Abbingdon Music Research Cd 777 (£3195)

A heady combination of state of art digital and a valve output results in impressive performance

A DAC that offer non oversampling (NOS) output options alongside conventionally filtered ones is a rarity, making the AMR CD-777 – which is both CD player and outboard DAC – an unusual beast indeed. In fact it offers two NOS options, called Direct Mastering I and Direct Mastering II, two oversampling modes, 2x and 4x, and two upsampling modes, to 96kHz or 192kHz.
   The CD-777’s top plate incorporates the CD mechanism under a sliding panel; a small magnetic puck holds the disc firmly. To either side are ventilation slots.
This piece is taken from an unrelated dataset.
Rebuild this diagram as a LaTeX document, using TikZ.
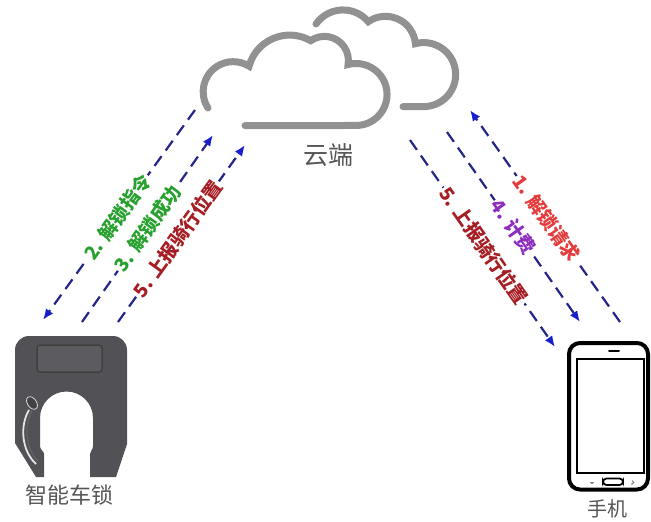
\documentclass[tikz,border=0pt]{standalone}
\usepackage{fontspec}
\newfontfamily\cjk{Noto Sans CJK SC}
\usetikzlibrary{arrows.meta}
\definecolor{cloudgray}{RGB}{145,145,145}
\definecolor{navy}{RGB}{35,38,135}
\definecolor{tipblue}{RGB}{25,30,205}
\definecolor{lblgreen}{RGB}{40,160,45}
\definecolor{lblred}{RGB}{228,60,60}
\definecolor{lbldark}{RGB}{165,30,35}
\definecolor{lblpurple}{RGB}{140,45,190}
\definecolor{textgray}{RGB}{85,85,85}
\definecolor{lockbody}{RGB}{82,82,86}
\definecolor{lockwin}{RGB}{92,92,96}
\tikzset{
  cloudline/.style={draw=cloudgray, line width=7, line cap=round},
  flow/.style={draw=navy, line width=2.2, dash pattern=on 12 off 7,
    -{Latex[length=11,width=9,color=tipblue]}},
  lbl/.style={sloped, fill=white, inner sep=1.5,
    font=\cjk\bfseries\fontsize{19}{19}\selectfont},
  caption/.style={text=textgray, font=\cjk\fontsize{22}{22}\selectfont, inner sep=0},
}
\begin{document}
\begin{tikzpicture}[x=1pt,y=-1pt]
\useasboundingbox (0,0) rectangle (651,522);

% ---- clouds ----
\draw[cloudline] (208,108) arc[start angle=147,end angle=302,radius=30]
  arc[start angle=195,end angle=300,radius=42]
  arc[start angle=235,end angle=370,radius=24]
  arc[start angle=255,end angle=450,radius=31]
  -- (245,125.6);
\draw[cloudline] (316,24) arc[start angle=215,end angle=320,radius=33]
  arc[start angle=235,end angle=355,radius=30]
  arc[start angle=255,end angle=450,radius=32]
  -- (403,106.6);
\node[caption, font=\cjk\fontsize{25}{25}\selectfont] (cloud) at (328,155) {云端};

% ---- smart lock ----
\fill[lockbody] (15,350) arc[start angle=180,end angle=270,radius=14]
  -- (113,336) arc[start angle=270,end angle=360,radius=14]
  -- (127,444) -- (116,477) -- (90,477) -- (90,454)
  .. controls (90,451) and (93,450) .. (93,446) -- (93,418)
  arc[start angle=0,end angle=-180,radius=26.5]
  -- (40,446) .. controls (40,450) and (44,451) .. (44,454)
  -- (44,477) -- (36,477) -- (15,443) -- cycle;
\draw[draw=black!75, fill=lockwin, line width=1.5, rounded corners=3]
  (37,345) rectangle (102,372);
\draw[white!80!gray, line width=1.8] (29,410) .. controls (20,425) and (21,450) .. (36,464);
\draw[black!60, line width=1] (32,411) .. controls (24,425) and (25,448) .. (38,461);
\draw[white!70!gray, fill=lockbody!80!black, line width=0.8, rotate around={35:(32,403)}]
  (32,403) ellipse[x radius=4.5, y radius=7];
\node[caption] (lock) at (69,495) {智能车锁};

% ---- phone ----
\draw[line width=4, rounded corners=11] (569,343) rectangle (648,489.5);
\draw[line width=2] (577,359) rectangle (644,473);
\draw[line width=2, line cap=round] (609,351) -- (619,351);
\draw[line width=1.8, rounded corners=3.5] (603,478.5) rectangle (623,485);
\draw[gray, line width=1] (590,482) -- (594,482) (591,483.5) -- (593,483.5);
\draw[gray, line width=1] (632,480.5) arc[start angle=-90,end angle=90,radius=1.8] -- (631,484.1);
\node[caption, font=\cjk\fontsize{20}{20}\selectfont] (phone) at (607,509) {手机};

% ---- message flows ----
\coordinate (l1a) at (195,110);  \coordinate (l1b) at (43,320);
\coordinate (l2a) at (82,322);   \coordinate (l2b) at (213,135);
\coordinate (l3a) at (118,322);  \coordinate (l3b) at (245,145);
\coordinate (r1a) at (620,322);  \coordinate (r1b) at (470,110);
\coordinate (r2a) at (447,132);  \coordinate (r2b) at (580,322);
\coordinate (r3a) at (410,140);  \coordinate (r3b) at (555,347);

\draw[flow] (l1a) -- node[lbl, pos=0.51, text=lblgreen] {2. 解锁指令} (l1b);
\draw[flow] (l2a) -- node[lbl, pos=0.5, text=lblgreen] {3. 解锁成功} (l2b);
\draw[flow] (l3a) -- node[lbl, pos=0.47, text=lbldark] {5. 上报骑行位置} (l3b);
\draw[flow] (r1a) -- node[lbl, pos=0.49, text=lblred] {1. 解锁请求} (r1b);
\draw[flow] (r2a) -- node[lbl, pos=0.5, text=lblpurple] {4. 计费} (r2b);
\draw[flow] (r3a) -- node[lbl, pos=0.51, text=lbldark] {5. 上报骑行位置} (r3b);
\end{tikzpicture}
\end{document}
The fascia has a central dot-matrix display panel and five circular push buttons. The left one powers the unit up or down to/from standby, the display showing a countdown after power-up as the circuit stabilises. The remaining four offer the usual CD player controls.
  The supplied remote handset is the only means of addressing functions such as switching between CD player and DAC modes and the selection of reconstruction filter. It is unusual in offering some controls via its touch-panel and others via buttons beneath.
   There are a number of obvious questions to ask of a product like the CD-777, the most obvious of which is: how do the different output modes compare? AMR suggests that Direct Mastering II should be regarded as the default setting, and it was indeed that little bit clearer and crisper sounding – although, as AMR points out, Direct Mastering I may be preferred with bright source material.

THE BEST MODE
In our principally Naim test system, Direct Mastering II mode did indeed reign supreme. It was simply more open-sounding and ballsy. This was particularly apparent when playing the scherzo from Mahler’s Symphony 6 on LSO Live [LSO0038], a Tony Faulkner recording prepared for CD release from higher sampling-rate masters using Tony’s adjacent sample averaging technique, which applies much gentler filtering than is used in conventional downsampling. Unsurprisingly, this track relished Direct Mastering II mode, the CD- 777’s oversampled and upsampled options seeming somewhat closedin and mechanical by comparison.
   Actually we were listening to a rip of the track played via USB connection from a Mac mini running Windows XP and J River Media Center v15. Which brings us to the second obvious question: how does the CD-777 fare as a CD player compared to the CD-777 in DAC mode? We compared a number of discs and rips, but listening impressions (using the USB interface in DAC mode) were broadly similar. AMR claims that its USB input delivers ‘computer-based audio at the level of direct CD playback’ but we think that that sells it short since we consistently preferred the sound of the rip to that of the disc. Eva Cassidy’s acoustic guitar [Simply Eva, Blix Street Records] was cleaner and her voice swooped and soared more freely. It’s not that the CD-777 is a let-down in CD mode rather that meticulously realised computer replay can deliver even better results.
   Then which is the better of the CD-777’s digital interfaces – USB or S/PDIF? We had a distinct preference for the coaxial option, eg, with Brian Ferneyhough’s Incipits [ripped from Kairos 0013072KAI] where obbligato percussion and sawing solo viola had sharper focus and snappier dynamics, and there was a better sense of the acoustic.

VERDICT
There’s something about the sound of NOS DACs that, in the right system, breathes new life into CD replay. The AMR CD-777 allows you to judge this issue for yourself, and even choose different filtering according to source material. It’s a fine CD player and even better sounding DAC.